# What is being asked
Repeat, exactly and completely, the material that follows. Omit the pictures.
★ ★ ★ ★ ★ ★ ★
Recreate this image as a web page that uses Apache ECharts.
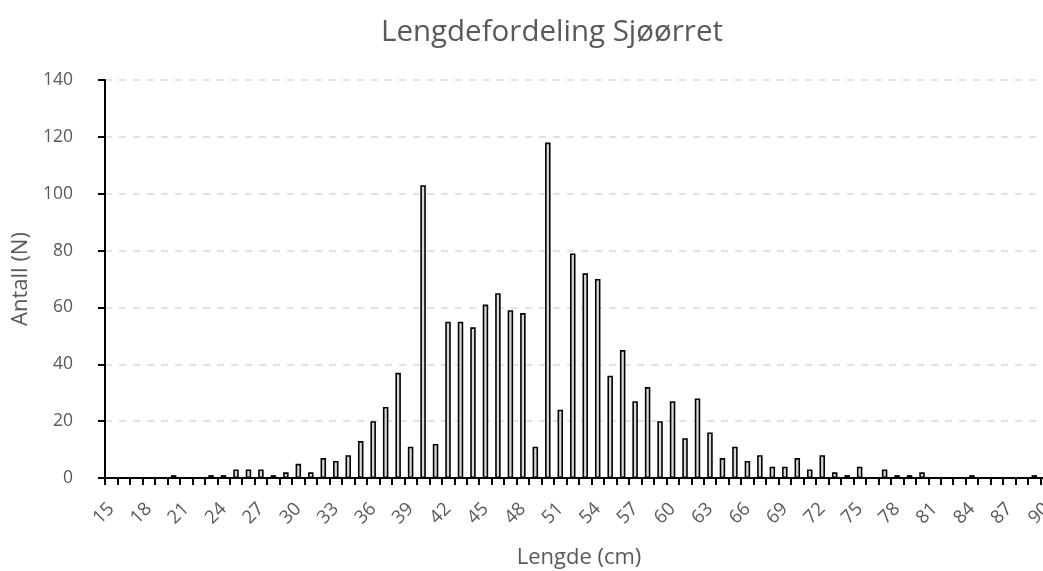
<!DOCTYPE html>
<html>
<head>
<meta charset="utf-8">
<script src="https://cdn.jsdelivr.net/npm/echarts@6/dist/echarts.min.js"></script>
<style>
html,body{margin:0;padding:0;background:#fff;}
#chart{width:1043px;height:571px;}
</style>
</head>
<body>
<div id="chart"></div>
<script>
const titleText = 'Lengdefordeling Sjøørret';
const xAxisName = 'Lengde (cm)';
const yAxisName = 'Antall (N)';
const categories = [];
for (let c = 15; c <= 90; c++) categories.push(String(c));
const counts = [
  0, 0, 0, 0, 0, 1, 0, 0, 1, 1,      // 15-24
  3, 3, 3, 1, 2, 5, 2, 7, 6, 8,      // 25-34
  13, 20, 25, 37, 11, 103, 12, 55, 55, 53, // 35-44
  61, 65, 59, 58, 11, 118, 24, 79, 72, 70, // 45-54
  36, 45, 27, 32, 20, 27, 14, 28, 16, 7,   // 55-64
  11, 6, 8, 4, 4, 7, 3, 8, 2, 1,     // 65-74
  4, 0, 3, 1, 1, 2, 0, 0, 0, 1,      // 75-84
  0, 0, 0, 0, 1, 0                   // 85-90
];
const yTicks = {min: 0, max: 140, interval: 20};

const chart = echarts.init(document.getElementById('chart'));
const FONT = 'Open Sans';
chart.setOption({
  backgroundColor: '#ffffff',
  animation: false,
  textStyle: {fontFamily: FONT},
  title: {
    text: titleText,
    left: 547,
    textAlign: 'center',
    top: 13,
    textStyle: {fontFamily: FONT, fontSize: 29.5, fontWeight: 'normal', color: '#595959'}
  },
  grid: {left: 105, width: 948, top: 80, height: 398, outerBoundsMode: 'none', containLabel: false},
  xAxis: {
    type: 'category',
    data: categories,
    boundaryGap: true,
    name: xAxisName,
    nameLocation: 'middle',
    nameGap: 69,
    nameTextStyle: {fontFamily: FONT, fontSize: 22, color: '#595959'},
    axisLine: {lineStyle: {color: '#000000', width: 2}},
    axisTick: {show: true, length: 7, interval: 0, lineStyle: {color: '#000000', width: 2}},
    axisLabel: {interval: 2, rotate: 45, margin: 28, fontFamily: FONT, fontSize: 18.5, color: '#595959'},
    splitLine: {show: false}
  },
  yAxis: {
    type: 'value',
    min: yTicks.min, max: yTicks.max, interval: yTicks.interval,
    name: yAxisName,
    nameLocation: 'middle',
    nameGap: 69,
    nameTextStyle: {fontFamily: FONT, fontSize: 22, color: '#595959'},
    axisLine: {show: true, lineStyle: {color: '#000000', width: 2}},
    axisTick: {show: true, length: 7, lineStyle: {color: '#000000', width: 2}},
    axisLabel: {margin: 32, fontFamily: FONT, fontSize: 17.5, color: '#595959'},
    splitLine: {show: true, lineStyle: {color: '#d9d9d9', width: 1.5, type: [7, 7]}}
  },
  series: [{
    type: 'bar',
    data: counts,
    barWidth: 5.5,
    itemStyle: {color: '#d9d9d9', borderColor: '#000000', borderWidth: 1.6}
  }]
});
</script>
</body>
</html>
★ ★ ★ ★ ★ ★ ★
# Written answer
Recreate this image as a web page that uses Apache ECharts.
<!DOCTYPE html>
<html>
<head>
<meta charset="utf-8">
<script src="https://cdn.jsdelivr.net/npm/echarts@6/dist/echarts.min.js"></script>
<style>
html,body{margin:0;padding:0;background:#fff;}
#chart{width:1043px;height:571px;}
</style>
</head>
<body>
<div id="chart"></div>
<script>
const titleText = 'Lengdefordeling Sjøørret';
const xAxisName = 'Lengde (cm)';
const yAxisName = 'Antall (N)';
const categories = [];
for (let c = 15; c <= 90; c++) categories.push(String(c));
const counts = [
  0, 0, 0, 0, 0, 1, 0, 0, 1, 1,      // 15-24
  3, 3, 3, 1, 2, 5, 2, 7, 6, 8,      // 25-34
  13, 20, 25, 37, 11, 103, 12, 55, 55, 53, // 35-44
  61, 65, 59, 58, 11, 118, 24, 79, 72, 70, // 45-54
  36, 45, 27, 32, 20, 27, 14, 28, 16, 7,   // 55-64
  11, 6, 8, 4, 4, 7, 3, 8, 2, 1,     // 65-74
  4, 0, 3, 1, 1, 2, 0, 0, 0, 1,      // 75-84
  0, 0, 0, 0, 1, 0                   // 85-90
];
const yTicks = {min: 0, max: 140, interval: 20};

const chart = echarts.init(document.getElementById('chart'));
const FONT = 'Open Sans';
chart.setOption({
  backgroundColor: '#ffffff',
  animation: false,
  textStyle: {fontFamily: FONT},
  title: {
    text: titleText,
    left: 547,
    textAlign: 'center',
    top: 13,
    textStyle: {fontFamily: FONT, fontSize: 29.5, fontWeight: 'normal', color: '#595959'}
  },
  grid: {left: 105, width: 948, top: 80, height: 398, outerBoundsMode: 'none', containLabel: false},
  xAxis: {
    type: 'category',
    data: categories,
    boundaryGap: true,
    name: xAxisName,
    nameLocation: 'middle',
    nameGap: 69,
    nameTextStyle: {fontFamily: FONT, fontSize: 22, color: '#595959'},
    axisLine: {lineStyle: {color: '#000000', width: 2}},
    axisTick: {show: true, length: 7, interval: 0, lineStyle: {color: '#000000', width: 2}},
    axisLabel: {interval: 2, rotate: 45, margin: 28, fontFamily: FONT, fontSize: 18.5, color: '#595959'},
    splitLine: {show: false}
  },
  yAxis: {
    type: 'value',
    min: yTicks.min, max: yTicks.max, interval: yTicks.interval,
    name: yAxisName,
    nameLocation: 'middle',
    nameGap: 69,
    nameTextStyle: {fontFamily: FONT, fontSize: 22, color: '#595959'},
    axisLine: {show: true, lineStyle: {color: '#000000', width: 2}},
    axisTick: {show: true, length: 7, lineStyle: {color: '#000000', width: 2}},
    axisLabel: {margin: 32, fontFamily: FONT, fontSize: 17.5, color: '#595959'},
    splitLine: {show: true, lineStyle: {color: '#d9d9d9', width: 1.5, type: [7, 7]}}
  },
  series: [{
    type: 'bar',
    data: counts,
    barWidth: 5.5,
    itemStyle: {color: '#d9d9d9', borderColor: '#000000', borderWidth: 1.6}
  }]
});
</script>
</body>
</html>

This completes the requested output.